In Messico è in corso una mattanza, ma il mondo tace. A cercare certe notizie si fa fatica. Del resto se nel passato la comunità internazionale è stata capace di rimanere muta davanti agli orrori di tante dittature latinoamericane, figuriamoci adesso. Il Messico è formalmente uno stato democratico, dichiaratamente cattolico, satellite subordinato alla politica degli Stati Uniti. Non sono fattori trascurabili. Di sicuro bastano per continuare a far finta di niente.
I numeri invece provano a spiegare che il Messico non è solo le spiagge dello Yucatan o le piramidi maya di Chichén Itzá, ma uno dei posti più violenti e più pericolosi del pianeta, con un grado di efferatezza (decapitazioni, mutilazioni, impiccagioni, torture) non inferiore alla ferocia mostrata dai miliziani dell’Isis in Iraq o dagli uomini di Boko Haram in Nigeria.
A contare il numero di morti ammazzati (più di 60 mila negli ultimi 5 anni), di femminicidi (vengono uccise 6 donne al giorno, e non solo a Ciudad Juárez) e di desaparecidos, viene fuori la fotografia di un paese in piena tragedia, nel quale la corruzione è profondamente radicata all’interno delle istituzioni e il problema del narcotraffico è soltanto una parte del dramma.
A essere messe seriamente in discussione sono proprio la libertà e la democrazia. Il mondo, però, tace. Chi invece prova a raccontarlo dall’interno firma la propria condanna a morte. Il Messico è infatti uno dei luoghi più pericolosi al mondo per chi svolge la professione di giornalista. Sono centinaia i giornalisti uccisi in questi anni per aver scelto di correre il rischio di stare dalla parte della verità.

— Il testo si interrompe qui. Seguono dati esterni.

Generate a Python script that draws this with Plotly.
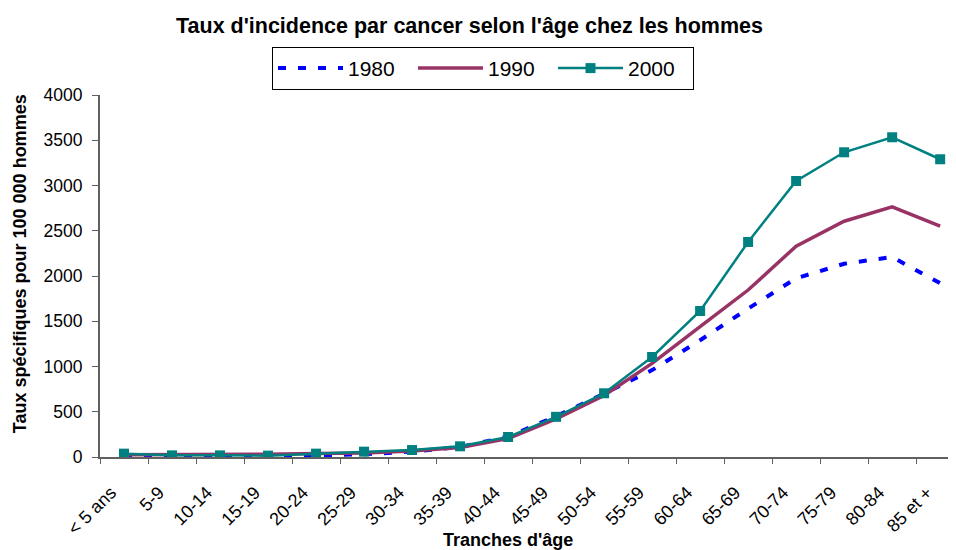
import plotly.graph_objects as go

categories = ["< 5 ans", "5-9", "10-14", "15-19", "20-24", "25-29", "30-34", "35-39",
              "40-44", "45-49", "50-54", "55-59", "60-64", "65-69", "70-74", "75-79",
              "80-84", "85 et +"]
y1980 = [20, 15, 15, 15, 20, 30, 60, 110, 225, 450, 700, 960, 1290, 1640, 1975, 2135, 2210, 1920]
y1990 = [25, 25, 25, 30, 40, 45, 65, 105, 205, 420, 680, 1035, 1440, 1845, 2330, 2605, 2765, 2550]
y2000 = [37, 18, 18, 15, 37, 59, 77, 118, 221, 444, 704, 1105, 1613, 2376, 3050, 3367, 3533, 3290]

FONT = "Liberation Sans, Arial, sans-serif"

# page body adds an 8px offset; plot area in view coords: x 100..956, y 95..456.7
L, B, W, H = 100.0, 456.7, 856.0, 361.7
def xp(v):
    return (v - L) / W
def yp(v):
    return (B - v) / H

fig = go.Figure()
fig.add_trace(go.Scatter(x=categories, y=y1980, name="1980", mode="lines",
                         line=dict(color="#0000FF", width=4, dash="8px,12px")))
fig.add_trace(go.Scatter(x=categories, y=y1990, name="1990", mode="lines",
                         line=dict(color="#993366", width=3.5)))
fig.add_trace(go.Scatter(x=categories, y=y2000, name="2000", mode="lines+markers",
                         line=dict(color="#008080", width=2.5),
                         marker=dict(symbol="square", size=10, color="#008080")))

fig.update_layout(
    width=956, height=550,
    margin=dict(l=L - 8, r=8, t=95 - 8, b=550 - (B - 8), autoexpand=False),
    paper_bgcolor="white", plot_bgcolor="white",
    font=dict(family=FONT, color="black"),
    showlegend=True,
    legend=dict(orientation="h", x=xp(272), xanchor="left", y=yp(47), yanchor="top",
                font=dict(size=21, family=FONT), bordercolor="black", borderwidth=1,
                bgcolor="white", itemwidth=65, entrywidth=60, tracegroupgap=0),
    xaxis=dict(type="category", range=[-0.5, 17.33], tickson="boundaries",
               ticks="outside", ticklen=5, tickcolor="#606060",
               showline=True, linecolor="#606060", linewidth=2,
               showgrid=False, tickangle=-45, tickfont=dict(size=18, family=FONT),
               ticklabelstandoff=16, ticklabelshift=-13),
    yaxis=dict(range=[0, 4000], dtick=500, ticks="outside", ticklen=6, tickcolor="#606060",
               showline=True, linecolor="#606060", linewidth=2, showgrid=False,
               zeroline=False, tickfont=dict(size=17.5, family=FONT), ticklabelstandoff=6),
    annotations=[
        dict(text="<b>Taux d'incidence par cancer selon l'âge chez les hommes</b>",
             xref="paper", yref="paper", x=xp(469), y=yp(26),
             xanchor="center", yanchor="middle", showarrow=False,
             font=dict(size=21.5, family=FONT)),
        dict(text="<b>Tranches d'âge</b>", xref="paper", yref="paper",
             x=xp(508), y=yp(540), xanchor="center", yanchor="middle",
             showarrow=False, font=dict(size=18, family=FONT)),
        dict(text="<b>Taux spécifiques pour 100 000 hommes</b>", xref="paper", yref="paper",
             x=xp(20), y=yp(264), xanchor="center", yanchor="middle",
             textangle=-90, showarrow=False, font=dict(size=18, family=FONT)),
    ],
)

fig.write_html("out.html")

I principali autori di tali crimini non sono i narcotrafficanti, ma i funzionari pubblici, l’esercito e le forze di polizia. «Cosa vuoi che gliene importi ai narcos se scriviamo che trafficano droga o ammazzano. Ci ammazzano perché diciamo cosa fa lo Stato, cosa fa la polizia, per quello ti sequestrano e ti fanno fuori. Non sono i narcos, è lo Stato che vuole farci tacere» raccontava nel 2012 il fotografo della rivista politica Proceso, German Canseco.
José Moisés Sánchez Cerezo viene sequestrato il 2 gennaio 2015 a Medellín, nello stato di Veracruz. Nonostante le numerose minacce di morte ricevute in seguito alle sue inchieste, ha continuato a pubblicare articoli di denuncia nei confronti del governatore locale, Javier Duarte de Ochoa. Il giornalista verrà trovato dentro un sacco della spazzatura, fatto a pezzi e senza testa. Aveva 49 anni.
p.s.
In copertina una veglia a Citta del Messico per ricordare tutti i giornalisti assassinati
Il fatto è che non dovremmo avere bisogno di eroi. Abbiamo, nelle situazioni estreme come quella messicana, ma anche in quelle che solo per pigrizia consideriamo “normali”, necessità di persone solide, capaci di giocarsi tutto per un’utopia, consapevoli della propria paura, ma disposti a passarci attraverso. Penso, per analogia con la situazione del “muro” che divide il Messico dagli USA, alla tragedia dei migranti qui, in Italia. Siamo anche noi in stato di eccezione, costringiamo migliaia di persone in situazioni umilianti, consentendo a criminali di lucrare su di loro (vedi il caso Buzzi, a Roma), ai politici di proteggerli, al senso comune di farne capro espiatorio per il nostro risentimento sociale. Manteniamo una acefala normale indifferenza.
Gli eroi? “persone solide, capaci di giocarsi tutto per un’utopia, consapevoli della propria paura, ma disposti a passarci attraverso”, non sono forse questo gli eroi? Non dovremmo averne bisogno, dici. Sì, ma è un’illusione. 4000 anni di storia del genere umano e cosa viene fuori? Nessuna civiltà, nessun periodo, nessun angolo del pianeta, ha potuto farne a meno.
Sì, è così. Ma, non è un’illusione la mia (un vedere quel che non c’è perché non può esserci, una costruzione cognitivo-affettiva legata al desiderio, fittizia, improbabile), è parte dell’utopia che condividiamo.
Di quanti altri eroi avrà bisogno il Messico, il mondo, ora che il presidente USA intende costruire un muro? Quanti anni dovremo poi aspettare per vederlo venir giù a picconate? Corsi e ricorsi storici…non abbiamo imparato niente!